Davis also found that elites are more fragmented than hitherto. No longer do they share a common class background or pedigree (though this is a ‘relative’ decline). Can we continue to write of the ‘Establishment’? Leaders are bound instead, Davis contends, by a commitment to ‘neoliberalism and globalisation’: ‘they all agree that states should be smaller, markets and trade freer, and individuals choosier and more calculating’. Thus:

‘large corporations, markets and the super-rich depend on states to function; but their crippling of national institutions, in order to free such ‘wealth creators’, jeopardises the very systems they rely on. Equally, the focus on individualism, self-interest and harsh competition pushes each leader to put themselves above the Establishment collective.’

Leadership, Davis asserts, is precarious (so precarity, if of a different degree and order characterises leaders too). But it tends to be a well-insured and remunerated precarity. Short-termisn is accompanied by high rates of mobility, either by choice or necessity. Often, leaders skip from one of Bourdieu’s fields or domains to another. ‘In effect, elite existence has become ‘solitary, rich, nasty, brutish and short’’.

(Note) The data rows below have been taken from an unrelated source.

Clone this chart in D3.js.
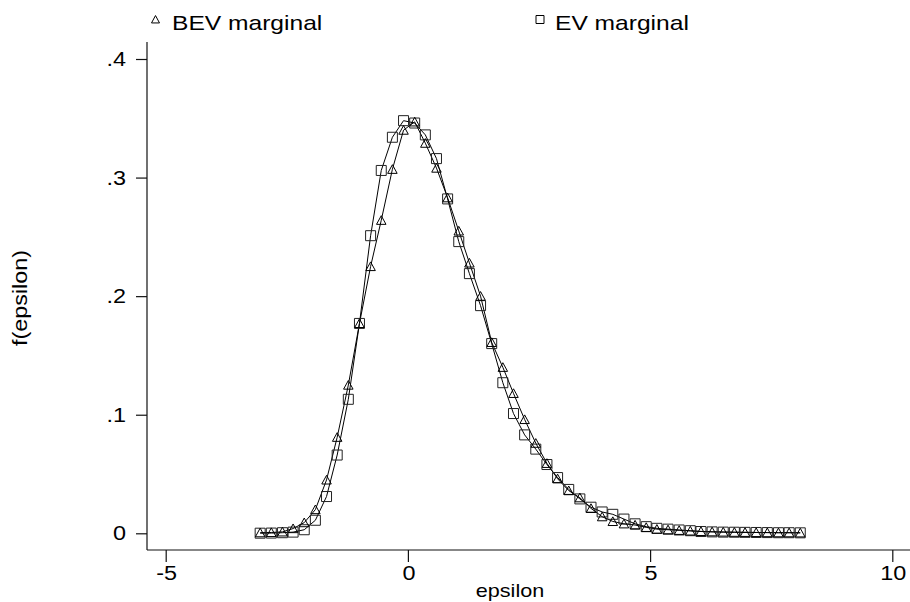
<!DOCTYPE html>
<html>
<head>
<meta charset="utf-8">
<script src="https://cdn.jsdelivr.net/npm/d3@7"></script>
<style>
  html, body { margin: 0; padding: 0; background: #fff; }
  svg { display: block; }
  text { font-family: "Liberation Sans", Arial, Helvetica, sans-serif; fill: #000; }
</style>
</head>
<body>
<script>
// ---- data ----
const epsilon = [-3.05, -2.82, -2.59, -2.37, -2.14, -1.91, -1.68, -1.46, -1.23, -1.00,
                 -0.77, -0.55, -0.32, -0.09, 0.14, 0.36, 0.59, 0.82, 1.05, 1.27,
                 1.50, 1.73, 1.96, 2.18, 2.41, 2.64, 2.87, 3.09, 3.32, 3.55,
                 3.78, 4.01, 4.23, 4.46, 4.69, 4.92, 5.14, 5.37, 5.60, 5.83,
                 6.05, 6.28, 6.51, 6.74, 6.96, 7.19, 7.42, 7.65, 7.87, 8.10];
const bevMarginal = [0.0005, 0.0007, 0.0012, 0.004, 0.009, 0.020, 0.045, 0.081, 0.125, 0.177,
                     0.225, 0.264, 0.307, 0.340, 0.347, 0.329, 0.308, 0.283, 0.255, 0.228,
                     0.200, 0.161, 0.140, 0.118, 0.096, 0.076, 0.059, 0.046, 0.036, 0.030,
                     0.021, 0.014, 0.010, 0.008, 0.007, 0.005, 0.0035, 0.003, 0.0025, 0.002,
                     0.0016, 0.0013, 0.0011, 0.0009, 0.0008, 0.0007, 0.0006, 0.0005, 0.0005, 0.0004];
const evMarginal = [0.0001, 0.0002, 0.0005, 0.001, 0.003, 0.011, 0.031, 0.066, 0.113, 0.177,
                    0.251, 0.306, 0.334, 0.348, 0.346, 0.336, 0.316, 0.282, 0.246, 0.219,
                    0.192, 0.160, 0.127, 0.101, 0.083, 0.071, 0.058, 0.047, 0.037, 0.029,
                    0.022, 0.018, 0.016, 0.012, 0.008, 0.0056, 0.0042, 0.0035, 0.0028, 0.0022,
                    0.0015, 0.0012, 0.0010, 0.0009, 0.0008, 0.0007, 0.0006, 0.0005, 0.0005, 0.0004];
const xTicks = [-5, 0, 5, 10];
const xTickLabels = ["-5", "0", "5", "10"];
const yTicks = [0, 0.1, 0.2, 0.3, 0.4];
const yTickLabels = ["0", ".1", ".2", ".3", ".4"];
const seriesNames = ["BEV marginal", "EV marginal"];
const xTitle = "epsilon";
const yTitle = "f(epsilon)";

// ---- layout ----
const W = 910, H = 602;
const SX = 1.2; // horizontal stretch of the glyphs in the reference
const svg = d3.select("body").append("svg").attr("width", W).attr("height", H);

const x = d3.scaleLinear().domain([-5, 10]).range([165.7, 892.3]);
const y = d3.scaleLinear().domain([0, 0.4]).range([533.3, 59]);
const axX = 147, axY = 550;

function label(xp, yp, s, size, anchor, rot) {
  const g = svg.append("g").attr("transform",
    `translate(${xp},${yp})` + (rot ? ` scale(1,${SX}) rotate(${rot})` : ` scale(${SX},1)`));
  g.append("text").attr("text-anchor", anchor).attr("font-size", size).text(s);
}

// axes lines
svg.append("line").attr("x1", axX).attr("x2", axX).attr("y1", 42).attr("y2", axY)
  .attr("stroke", "#111").attr("stroke-width", 1.2);
svg.append("line").attr("x1", axX).attr("x2", W).attr("y1", axY).attr("y2", axY)
  .attr("stroke", "#111").attr("stroke-width", 1.2);

// ticks through d3 axes
const yAxis = svg.append("g").attr("transform", `translate(${axX},0)`)
  .call(d3.axisLeft(y).tickValues(yTicks).tickSize(11).tickFormat(""));
yAxis.select(".domain").remove();
yAxis.selectAll(".tick line").attr("stroke", "#111").attr("stroke-width", 1.2);
const xAxis = svg.append("g").attr("transform", `translate(0,${axY})`)
  .call(d3.axisBottom(x).tickValues(xTicks).tickSize(12).tickFormat(""));
xAxis.select(".domain").remove();
xAxis.selectAll(".tick line").attr("stroke", "#111").attr("stroke-width", 1.2);

// tick labels
yTicks.forEach((v, i) => label(126, y(v) + 7, yTickLabels[i], 19.5, "end"));
xTicks.forEach((v, i) => label(x(v) + 1, 580, xTickLabels[i], 19.5, "middle"));

// axis titles
label(510, 597, xTitle, 18, "middle");
label(27, 298, yTitle, 19.5, "middle", -90);

// data
const pts = (vals) => epsilon.map((e, i) => [x(e), y(vals[i])]);
const line = d3.line().curve(d3.curveLinear);
const bevPts = pts(bevMarginal), evPts = pts(evMarginal);

svg.append("path").attr("d", line(evPts)).attr("fill", "none").attr("stroke", "#000").attr("stroke-width", 1);
svg.append("path").attr("d", line(bevPts)).attr("fill", "none").attr("stroke", "#000").attr("stroke-width", 1);

function tri(cx, cy, s) {
  const h = s * 0.86;
  return `M${cx},${cy - h / 2 - 0.5}L${cx + s / 2},${cy + h / 2}L${cx - s / 2},${cy + h / 2}Z`;
}
function sq(cx, cy, s) {
  return `M${cx - s / 2},${cy - s / 2}h${s}v${s}h${-s}Z`;
}

svg.append("g").selectAll("path").data(evPts).join("path")
  .attr("d", d => sq(d[0], d[1], 10))
  .attr("fill", "none").attr("stroke", "#222").attr("stroke-width", 1);
svg.append("g").selectAll("path").data(bevPts).join("path")
  .attr("d", d => tri(d[0], d[1], 9.5))
  .attr("fill", "none").attr("stroke", "#000").attr("stroke-width", 1);

// legend
svg.append("path").attr("d", tri(155.5, 19.5, 8)).attr("fill", "none").attr("stroke", "#000").attr("stroke-width", 1);
label(172, 30, seriesNames[0], 20.5, "start");
svg.append("path").attr("d", sq(540, 19.5, 8)).attr("fill", "none").attr("stroke", "#000").attr("stroke-width", 1);
label(555, 30, seriesNames[1], 20.5, "start");
</script>
</body>
</html>
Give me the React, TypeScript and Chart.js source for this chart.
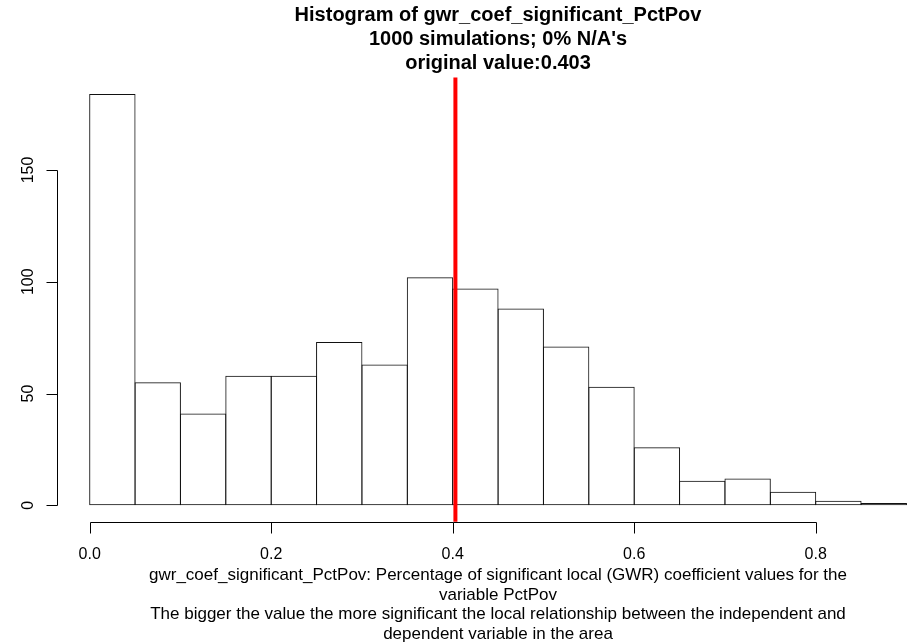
import React, { useEffect, useRef } from "react";
import { Chart, registerables } from "chart.js";

Chart.register(...registerables);

const binCenters = [0.025, 0.075, 0.125, 0.175, 0.225, 0.275, 0.325, 0.375, 0.425, 0.475, 0.525, 0.575, 0.625, 0.675, 0.725, 0.775, 0.825, 0.875];
const counts = [184, 55, 41, 58, 58, 73, 63, 102, 97, 88, 71, 53, 26, 11, 12, 6, 2, 1];
const xTicks = [0, 0.2, 0.4, 0.6, 0.8];
const xTickLabels = ["0.0", "0.2", "0.4", "0.6", "0.8"];
const yTicks = [0, 50, 100, 150];
const yTickLabels = ["0", "50", "100", "150"];
const originalValue = 0.403;
const titleLines = [
  "Histogram of gwr_coef_significant_PctPov",
  "1000 simulations; 0% N/A's",
  "original value:0.403",
];
const xLabelLines = [
  "gwr_coef_significant_PctPov: Percentage of significant local (GWR) coefficient values for the",
  "variable PctPov",
  "The bigger the value the more significant the local relationship between the independent and",
  "dependent variable in the area",
];

const FONT = '"Liberation Sans", Arial, sans-serif';

const rPlugin = {
  id: "rstyle",
  afterDatasetsDraw(chart: any) {
    const ctx = chart.ctx as CanvasRenderingContext2D;
    const xs = chart.scales.x;
    const ys = chart.scales.y;
    const area = chart.chartArea;
    ctx.save();
    // red line
    const rx = xs.getPixelForValue(originalValue);
    ctx.strokeStyle = "#ff0000";
    ctx.lineWidth = 4;
    ctx.beginPath();
    ctx.moveTo(rx, area.top);
    ctx.lineTo(rx, area.bottom);
    ctx.stroke();

    ctx.strokeStyle = "#000";
    ctx.lineWidth = 1;
    ctx.fillStyle = "#000";
    // y axis
    const ax = Math.round(area.left) + 0.5;
    const y0 = ys.getPixelForValue(yTicks[0]);
    const y1 = ys.getPixelForValue(yTicks[yTicks.length - 1]);
    ctx.beginPath();
    ctx.moveTo(ax, Math.round(y0) + 0.5);
    ctx.lineTo(ax, Math.round(y1) + 0.5);
    yTicks.forEach((v) => {
      const py = Math.round(ys.getPixelForValue(v)) + 0.5;
      ctx.moveTo(ax, py);
      ctx.lineTo(ax - 11, py);
    });
    ctx.stroke();
    ctx.font = `16px ${FONT}`;
    ctx.textAlign = "center";
    ctx.textBaseline = "alphabetic";
    yTicks.forEach((v, i) => {
      const py = ys.getPixelForValue(v);
      ctx.save();
      ctx.translate(33, py);
      ctx.rotate(-Math.PI / 2);
      ctx.fillText(yTickLabels[i], 0, 0);
      ctx.restore();
    });
    // x axis
    const ay = Math.round(area.bottom) + 0.5;
    const x0 = xs.getPixelForValue(xTicks[0]);
    const x1 = xs.getPixelForValue(xTicks[xTicks.length - 1]);
    ctx.beginPath();
    ctx.moveTo(Math.round(x0) + 0.5, ay);
    ctx.lineTo(Math.round(x1) + 0.5, ay);
    xTicks.forEach((v) => {
      const px = Math.round(xs.getPixelForValue(v)) + 0.5;
      ctx.moveTo(px, ay);
      ctx.lineTo(px, ay + 11);
    });
    ctx.stroke();
    xTicks.forEach((v, i) => {
      ctx.fillText(xTickLabels[i], xs.getPixelForValue(v), 559);
    });
    // titles
    const cx = 498;
    ctx.font = `bold 20px ${FONT}`;
    titleLines.forEach((t, i) => ctx.fillText(t, cx, 21 + i * 24));
    ctx.font = `17px ${FONT}`;
    xLabelLines.forEach((t, i) => ctx.fillText(t, cx, 580 + i * 19.5));
    ctx.restore();
  },
};

export default function App() {
  const ref = useRef<HTMLCanvasElement>(null);
  useEffect(() => {
    if (!ref.current) return;
    const chart = new Chart(ref.current, {
      type: "bar",
      data: {
        datasets: [
          {
            data: binCenters.map((x, i) => ({ x, y: counts[i] })),
            backgroundColor: "rgba(255,255,255,0)",
            borderColor: "#111",
            borderWidth: 1,
            borderSkipped: false,
            barPercentage: 1.022,
            categoryPercentage: 1,
          } as any,
        ],
      },
      options: {
        animation: false,
        responsive: false,
        devicePixelRatio: 1,
        layout: { padding: { left: 57, right: 0, top: 77.5, bottom: 121.3 } },
        plugins: { legend: { display: false }, tooltip: { enabled: false }, title: { display: false } },
        scales: {
          x: { type: "linear", min: -0.036, max: 0.9017, display: false, offset: false },
          y: { type: "linear", min: -7.36, max: 191.4, display: false },
        },
      },
      plugins: [rPlugin],
    });
    return () => chart.destroy();
  }, []);
  return (
    <div style={{ position: "fixed", left: 0, top: 0, width: 908, height: 643, background: "#fff" }}>
      <canvas ref={ref} width={908} height={643} style={{ width: 908, height: 643, display: "block" }} />
    </div>
  );
}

Very much to his credit in my opinion, Davis proffers some remedies. We need to address:

  • Transparency: so, register lobbyists and party donations, publish top organisational salaries and the ratio of highest to lowest paid staff, property ownership and financial accounts held abroad etc.
  • Conflicts of interest: for example, accountancy firms that both audit a company’s accounts and sell tax advice to them; media owners who regularly meet senior politicians; etc.
  • Checks and balances: the PM and senior politicians largely escape ‘balances’ on their exercise of power, and elites struggle to hold other elites to account.
  • No self-policing: why do so many elites get to police themselves?
  • Sticks: leaders are not held personally to account.
  • … and carrots: scrap bonus systems and halt systems that are short-termist, metric-based and ‘easily gamed’.
  • Neutral, public information: address the fact that public ‘information’ is filtered through the lens of corporate – via lobbyist, thinktank etc- interests.
  • ‘Forget social mobility, its inequality stupid!’: active fiscal policies ‘on everything from higher rate tax to property ownership and inheritance duties’ are required; plus, private schools and health care providers should not have charity status; and pay, for example for premiership footballers, might be capped.
  • More markets are not the solution: certain businesses are better, more cost-effective, in public hands.
  • Culture and ethics are poor mechanisms: move beyond elite self-regulation!
  • Reform the intermediary professions: public affairs, lobbyists, accountants and parts of the legal profession who countenance corruption need curtaining: ‘they are at the heart of elite power or pay of elites’ (there are my allies and co-optees of the capital executive).
  • Ideas and innovation: the (short-termist, risk-averse, cash-in) lack of imagination and creativity among extant elite leaders needs reversing (look at Finland?).

What I find enlightening about Davis’ research programme, to reiterate, is the detail. The essence of my own contribution is meta-reflective: I want to build bridges between theory and empirical research in sociology (as well as projecting it into, and defending it, in the public sphere, via an emboldened action sociology). To my mind, Davis’ professional output fuels this project. If the findings of professional sociology and allied disciplines cause me to rethink, then so be it … but so far … I’m open.